15535_infrastucture_sceutilizescropped SCE Proposes Monthly Charge For Residential Solar Producers To Cover Infrastructure Costs Southern California Edison (SCE) has filed a proposal in the net-energy metering (NEM) successor tariff proceedings before the California Public Utilities Commission.

SCE's proposal includes a request for a monthly charge of $3 for each kilowatt of installed solar electric capacity to cover the cost of grid infrastructure and operations. The utility cites the improving economics of photovoltaic systems and the increasing effect of distributed generation (DG) sources on the power system.

In addition to the monthly charge, SCE would only pay retail rates for surplus electricity that solar customers export to the grid.

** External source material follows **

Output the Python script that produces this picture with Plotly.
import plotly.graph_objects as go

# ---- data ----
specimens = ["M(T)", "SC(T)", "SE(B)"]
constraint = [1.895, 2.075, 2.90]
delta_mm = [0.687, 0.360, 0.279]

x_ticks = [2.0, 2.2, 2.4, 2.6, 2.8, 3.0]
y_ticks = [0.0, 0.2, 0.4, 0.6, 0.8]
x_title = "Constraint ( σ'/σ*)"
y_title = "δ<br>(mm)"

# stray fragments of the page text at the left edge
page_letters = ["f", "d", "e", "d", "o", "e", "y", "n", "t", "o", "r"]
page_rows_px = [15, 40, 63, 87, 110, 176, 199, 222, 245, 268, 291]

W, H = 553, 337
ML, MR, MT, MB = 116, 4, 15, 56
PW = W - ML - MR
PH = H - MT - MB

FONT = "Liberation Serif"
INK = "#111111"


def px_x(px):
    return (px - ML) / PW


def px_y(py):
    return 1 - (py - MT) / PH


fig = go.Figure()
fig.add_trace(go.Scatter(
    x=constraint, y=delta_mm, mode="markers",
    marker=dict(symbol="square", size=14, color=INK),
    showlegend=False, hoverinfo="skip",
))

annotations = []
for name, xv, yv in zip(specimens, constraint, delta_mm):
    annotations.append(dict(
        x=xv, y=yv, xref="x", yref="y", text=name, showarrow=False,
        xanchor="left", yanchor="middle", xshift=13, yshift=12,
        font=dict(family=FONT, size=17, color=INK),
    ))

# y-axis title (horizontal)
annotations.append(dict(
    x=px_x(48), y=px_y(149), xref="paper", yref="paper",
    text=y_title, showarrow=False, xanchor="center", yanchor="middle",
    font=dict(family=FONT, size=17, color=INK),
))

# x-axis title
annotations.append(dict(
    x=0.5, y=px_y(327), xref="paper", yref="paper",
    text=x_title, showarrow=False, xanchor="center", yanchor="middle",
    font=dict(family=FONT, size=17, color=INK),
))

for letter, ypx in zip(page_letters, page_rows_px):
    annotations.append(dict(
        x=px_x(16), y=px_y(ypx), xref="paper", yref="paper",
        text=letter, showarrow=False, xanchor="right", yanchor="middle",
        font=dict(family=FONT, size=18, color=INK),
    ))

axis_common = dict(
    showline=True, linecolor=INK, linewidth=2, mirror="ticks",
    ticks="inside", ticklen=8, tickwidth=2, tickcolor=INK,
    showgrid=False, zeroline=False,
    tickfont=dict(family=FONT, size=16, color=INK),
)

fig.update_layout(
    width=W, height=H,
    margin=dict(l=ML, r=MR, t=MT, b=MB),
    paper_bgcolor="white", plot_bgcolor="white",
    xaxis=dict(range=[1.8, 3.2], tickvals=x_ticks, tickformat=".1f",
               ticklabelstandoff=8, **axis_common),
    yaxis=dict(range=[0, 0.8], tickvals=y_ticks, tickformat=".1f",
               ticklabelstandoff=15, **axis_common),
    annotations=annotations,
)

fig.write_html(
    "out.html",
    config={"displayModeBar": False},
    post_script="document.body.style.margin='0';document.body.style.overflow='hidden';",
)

However, the utility says all of its customers who currently have rooftop PV systems installed on their roofs and customers who install such systems before July 1, 2017, or earlier if the state caps are reached, would be grandfathered under the existing NEM program for 20 years.

The key points of SCE's proposal are as follows:

  • Participating customers first consume their self-generated energy on-site with no payment to the utility;
  • Participating customers purchase additional energy they need from the utility at the usual retail rate;
  • The utility fairly compensates participating customers for self-generated energy exported to the grid; and
  • The utility collects a small monthly charge based on the DG system's size to recover fixed costs associated, in part, with providing access to the grid for exports and power quality services.

The proposal reads, ‘Given the improving economics of solar PV systems, and to reduce the cost shift to customers without DG systems, SCE proposes to succeed the NEM tariff with a structure that charges participating customers suitable rates for electricity purchased from the utility, pays participating customers fair prices for exported electricity and transparently conveys the cost of using the grid.’